On Fri, Nov 28, 2003 at 12:53:29PM -0500, gabriel rosenkoetter wrote:
> On Fri, Nov 28, 2003 at 10:57:21AM -0500, David Shaw wrote:
> > Possibly.  I'm not sure where the 20 came from, but it might have been
> > because the faulty key type is 20 (RSA is 1, DSA is 17, the safe
> > Elgamal is 16).
> 
> Must be. Unfortunately, I've deleted the message I was reading from,
> so...
> 
> > Still, 848 keys is only around 0.04% of all keys on the keyservers.
> 
> Wow. Didn't realize there were that many keys out there.
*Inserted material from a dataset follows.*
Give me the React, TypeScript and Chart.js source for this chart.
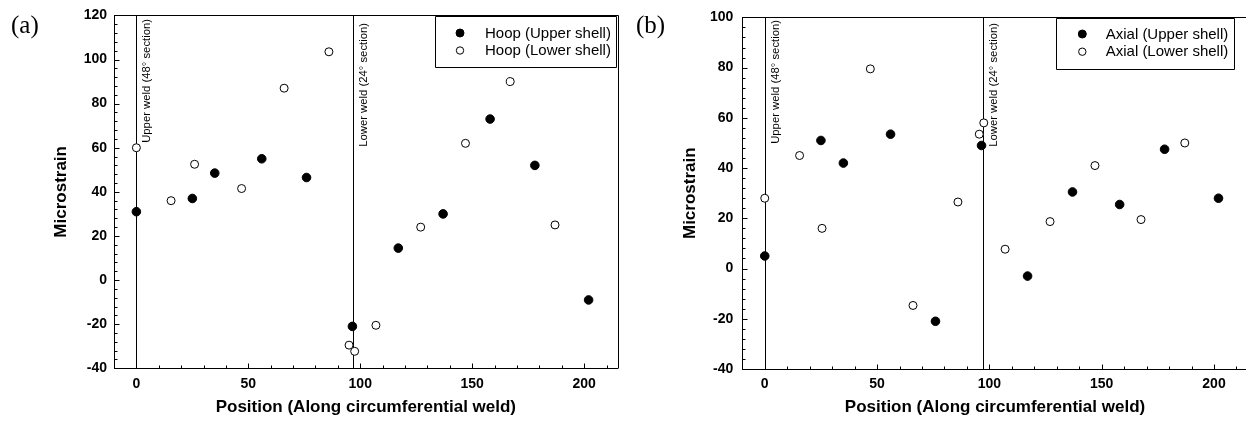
import React, { useEffect, useRef } from 'react';
import { Chart, registerables } from 'chart.js';

Chart.register(...registerables);

// ---------- Data: panel (a) Hoop ----------
const hoopUpperX = [0, 25, 35, 56, 76, 96.5, 117, 137, 158, 178, 202];
const hoopUpperY = [31, 37, 48.5, 55, 46.5, -21, 14.5, 30, 73, 52, -9];
const hoopLowerX = [0, 15.5, 26, 47, 66, 86, 95, 97.5, 107, 127, 147, 167, 187];
const hoopLowerY = [60, 36, 52.5, 41.5, 87, 103.5, -29.5, -32.3, -20.5, 24, 62, 90, 25];
const hoopLabels = ['Hoop (Upper shell)', 'Hoop (Lower shell)'];

// ---------- Data: panel (b) Axial ----------
const axialUpperX = [0, 25, 35, 56, 76, 96.5, 117, 137, 158, 178, 202];
const axialUpperY = [5, 51, 42, 53.5, -21, 49, -3, 30.5, 25.5, 47.5, 28];
const axialLowerX = [0, 15.5, 25.5, 47, 66, 86, 95.5, 97.5, 107, 127, 147, 167.5, 187];
const axialLowerY = [28, 45, 16, 79.5, -14.7, 26.5, 53.5, 58, 7.7, 18.7, 41, 19.5, 50];
const axialLabels = ['Axial (Upper shell)', 'Axial (Lower shell)'];

// ---------- Weld reference lines ----------
const weldPositionsA = [0, 96.6];
const weldPositionsB = [0, 97.2];
const weldLabels = ['Upper weld (48\u00b0 section)', 'Lower weld (24\u00b0 section)'];

// ---------- Axis ranges / ticks ----------
const xRange = [-10, 215];
const yRangeA = [-40, 120];
const yRangeB = [-40, 100];
const xTickValues = [0, 50, 100, 150, 200];
const xMajorStep = 50;
const xMinorStep = 10;
const yMajorStep = 20;
const yMinorStep = 4;

const xTitle = 'Position (Along circumferential weld)';
const yTitle = 'Microstrain';

const FONT = '"Liberation Sans", Arial, Helvetica, sans-serif';

const isMultiple = (v: number, step: number) =>
  Math.abs(v / step - Math.round(v / step)) < 1e-6;

const px = (v: number) => Math.round(v) + 0.5;

const decorPlugin = {
  id: 'decor',
  beforeDatasetsDraw(chart: any, _args: any, opts: any) {
    const { ctx, chartArea: ca, scales } = chart;
    const x = scales.x;
    ctx.save();
    ctx.strokeStyle = '#000';
    ctx.lineWidth = 1;
    (opts.welds || []).forEach((w: number, i: number) => {
      const p = px(x.getPixelForValue(w));
      ctx.beginPath();
      ctx.moveTo(p, ca.top);
      ctx.lineTo(p, ca.bottom);
      ctx.stroke();
      const label = (opts.weldLabels || [])[i];
      if (label) {
        ctx.save();
        ctx.translate(p + opts.weldLabelOffset, opts.weldLabelTops[i]);
        ctx.rotate(-Math.PI / 2);
        ctx.font = `11.3px ${FONT}`;
        ctx.fillStyle = '#000';
        ctx.textAlign = 'right';
        ctx.textBaseline = 'top';
        ctx.fillText(label, 0, 0);
        ctx.restore();
      }
    });
    ctx.restore();
  },
  afterDraw(chart: any, _args: any, opts: any) {
    const { ctx, chartArea: ca, scales } = chart;
    const x = scales.x;
    const y = scales.y;
    ctx.save();
    ctx.strokeStyle = '#000';
    ctx.lineWidth = 1;
    // frame (top + right)
    ctx.beginPath();
    ctx.moveTo(px(ca.left), px(ca.top));
    ctx.lineTo(px(ca.right), px(ca.top));
    ctx.lineTo(px(ca.right), px(ca.bottom));
    ctx.stroke();
    // inward ticks
    ctx.beginPath();
    const xb = px(ca.bottom);
    for (let v = Math.ceil(x.min / xMinorStep) * xMinorStep; v <= x.max + 1e-9; v += xMinorStep) {
      const len = isMultiple(v, xMajorStep) ? 5 : 3;
      const p = px(x.getPixelForValue(v));
      ctx.moveTo(p, xb);
      ctx.lineTo(p, xb - len);
    }
    const yl = px(ca.left);
    for (let v = Math.ceil(y.min / yMinorStep) * yMinorStep; v <= y.max + 1e-9; v += yMinorStep) {
      const len = isMultiple(v, yMajorStep) ? 5 : 3;
      const p = px(y.getPixelForValue(v));
      ctx.moveTo(yl, p);
      ctx.lineTo(yl + len, p);
    }
    ctx.stroke();

    // legend box
    const lg = opts.legend;
    if (lg) {
      ctx.beginPath();
      ctx.rect(px(lg.x), px(lg.y), Math.round(lg.w), Math.round(lg.h));
      ctx.stroke();
      chart.data.datasets.forEach((ds: any, i: number) => {
        const ry = lg.rowY[i];
        ctx.beginPath();
        ctx.arc(lg.markerX, ry, ds.pointRadius - 0.3, 0, Math.PI * 2);
        ctx.fillStyle = ds.pointBackgroundColor;
        ctx.fill();
        ctx.lineWidth = 1;
        ctx.strokeStyle = '#000';
        ctx.stroke();
        ctx.fillStyle = '#000';
        ctx.font = `15px ${FONT}`;
        ctx.textAlign = 'left';
        ctx.textBaseline = 'middle';
        ctx.fillText(ds.label, lg.textX, ry + 0.5);
      });
    }
    ctx.restore();
  },
};

interface PanelSpec {
  width: number;
  height: number;
  upperX: number[];
  upperY: number[];
  lowerX: number[];
  lowerY: number[];
  labels: string[];
  welds: number[];
  weldLabelTops: number[];
  yRange: number[];
  yAxisWidth: number;
  xAxisHeight: number;
  padRight: number;
  padTop: number;
  yTitlePad: number;
  yTickPad: number;
  xTickPad: number;
  legend: any;
}

function buildConfig(p: PanelSpec): any {
  const tickFont = { family: FONT, size: 14, weight: 'bold' as const };
  const titleFont = { family: FONT, size: 17, weight: 'bold' as const };
  return {
    type: 'scatter',
    data: {
      datasets: [
        {
          label: p.labels[0],
          data: p.upperX.map((x, i) => ({ x, y: p.upperY[i] })),
          pointRadius: 4.3,
          pointHoverRadius: 4.3,
          pointBackgroundColor: '#000000',
          pointBorderColor: '#000000',
          pointBorderWidth: 1,
        },
        {
          label: p.labels[1],
          data: p.lowerX.map((x, i) => ({ x, y: p.lowerY[i] })),
          pointRadius: 4,
          pointHoverRadius: 4,
          pointBackgroundColor: '#ffffff',
          pointBorderColor: '#000000',
          pointBorderWidth: 1,
        },
      ],
    },
    options: {
      animation: false,
      responsive: false,
      maintainAspectRatio: false,
      events: [],
      layout: { padding: { left: 0, right: p.padRight, top: p.padTop, bottom: 0 } },
      plugins: {
        legend: { display: false },
        tooltip: { enabled: false },
        decor: {
          welds: p.welds,
          weldLabels,
          weldLabelOffset: 5,
          weldLabelTops: p.weldLabelTops,
          legend: p.legend,
        },
      },
      scales: {
        x: {
          type: 'linear',
          min: xRange[0],
          max: xRange[1],
          grid: { display: false, drawTicks: false },
          border: { display: true, color: '#000', width: 1 },
          ticks: {
            font: tickFont,
            color: '#000',
            padding: p.xTickPad,
            maxRotation: 0,
            autoSkip: false,
          },
          afterBuildTicks: (s: any) => {
            s.ticks = xTickValues.map((v) => ({ value: v }));
          },
          afterFit: (s: any) => {
            s.height = p.xAxisHeight;
          },
          title: {
            display: true,
            text: xTitle,
            font: titleFont,
            color: '#000',
            padding: { top: 0, bottom: 9.5 },
          },
        },
        y: {
          type: 'linear',
          min: p.yRange[0],
          max: p.yRange[1],
          grid: { display: false, drawTicks: false },
          border: { display: true, color: '#000', width: 1 },
          ticks: {
            stepSize: yMajorStep,
            font: tickFont,
            color: '#000',
            padding: p.yTickPad,
            autoSkip: false,
          },
          afterFit: (s: any) => {
            s.width = p.yAxisWidth;
          },
          title: {
            display: true,
            text: yTitle,
            font: titleFont,
            color: '#000',
            padding: { top: p.yTitlePad, bottom: 0 },
          },
        },
      },
    },
    plugins: [decorPlugin],
  };
}

const panelA: PanelSpec = {
  width: 623,
  height: 427,
  upperX: hoopUpperX,
  upperY: hoopUpperY,
  lowerX: hoopLowerX,
  lowerY: hoopLowerY,
  labels: hoopLabels,
  welds: weldPositionsA,
  weldLabelTops: [19, 23],
  yRange: yRangeA,
  yAxisWidth: 114,
  xAxisHeight: 58.7,
  padRight: 3,
  padTop: 13,
  yTitlePad: 51.5,
  yTickPad: 7,
  xTickPad: 7.5,
  legend: { x: 435, y: 15.5, w: 181, h: 51, markerX: 460, rowY: [33, 50.5], textX: 485 },
};

const panelB: PanelSpec = {
  width: 630,
  height: 427,
  upperX: axialUpperX,
  upperY: axialUpperY,
  lowerX: axialLowerX,
  lowerY: axialLowerY,
  labels: axialLabels,
  welds: weldPositionsB,
  weldLabelTops: [20, 23],
  yRange: yRangeB,
  yAxisWidth: 119.3,
  xAxisHeight: 58,
  padRight: 4,
  padTop: 13,
  yTitlePad: 57,
  yTickPad: 9,
  xTickPad: 7,
  legend: { x: 433, y: 18.3, w: 178, h: 51, markerX: 459.3, rowY: [34, 51.7], textX: 482.7 },
};

function Panel({ spec, left }: { spec: PanelSpec; left: number }) {
  const ref = useRef<HTMLCanvasElement | null>(null);
  useEffect(() => {
    if (!ref.current) return;
    const chart = new Chart(ref.current, buildConfig(spec));
    return () => chart.destroy();
  }, [spec]);
  return (
    <canvas
      ref={ref}
      width={spec.width}
      height={spec.height}
      style={{
        position: 'absolute',
        left,
        top: 0,
        width: spec.width,
        height: spec.height,
      }}
    />
  );
}

const panelLabelStyle: React.CSSProperties = {
  position: 'absolute',
  top: 12,
  fontFamily: '"Liberation Serif", "Times New Roman", serif',
  fontSize: 25,
  lineHeight: '25px',
  color: '#000',
  whiteSpace: 'nowrap',
};

export default function App() {
  return (
    <div
      style={{
        position: 'absolute',
        left: 0,
        top: 0,
        width: 1246,
        height: 427,
        overflow: 'hidden',
        background: '#fff',
      }}
    >
      <Panel spec={panelA} left={0} />
      <Panel spec={panelB} left={623} />
      <div style={{ ...panelLabelStyle, left: 11 }}>(a)</div>
      <div style={{ ...panelLabelStyle, left: 636 }}>(b)</div>
    </div>
  );
}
I'd say
> that's a good sign for PGP penetration, but there are probably way
> fewer unique and active users of PGP than that.
> 
> > This is a serious security failure, to be sure, but at the same time,
> > there were a lot of roadblocks placed in front of people using these
> > keys.
> 
> And yet, people did anyway. Do you suppose this was a "I always push
> the button that says don't push this button" reaction, or did people
> really think they were getting something with ElGamal?

Before the RSA patent expired, Elgamal did give you something: a
non-encumbered signing algorithm that wasn't limited to 1024 bits and
a 160-bit hash.  Since 9/2000, there has been no reason to use it
other than that you might have generated your key before 9/2000.

To be sure, there is always the contingent of people who use Elgamal
because "the government influenced the design of DSA", or "I read
somewhere that RSA was broken", etc.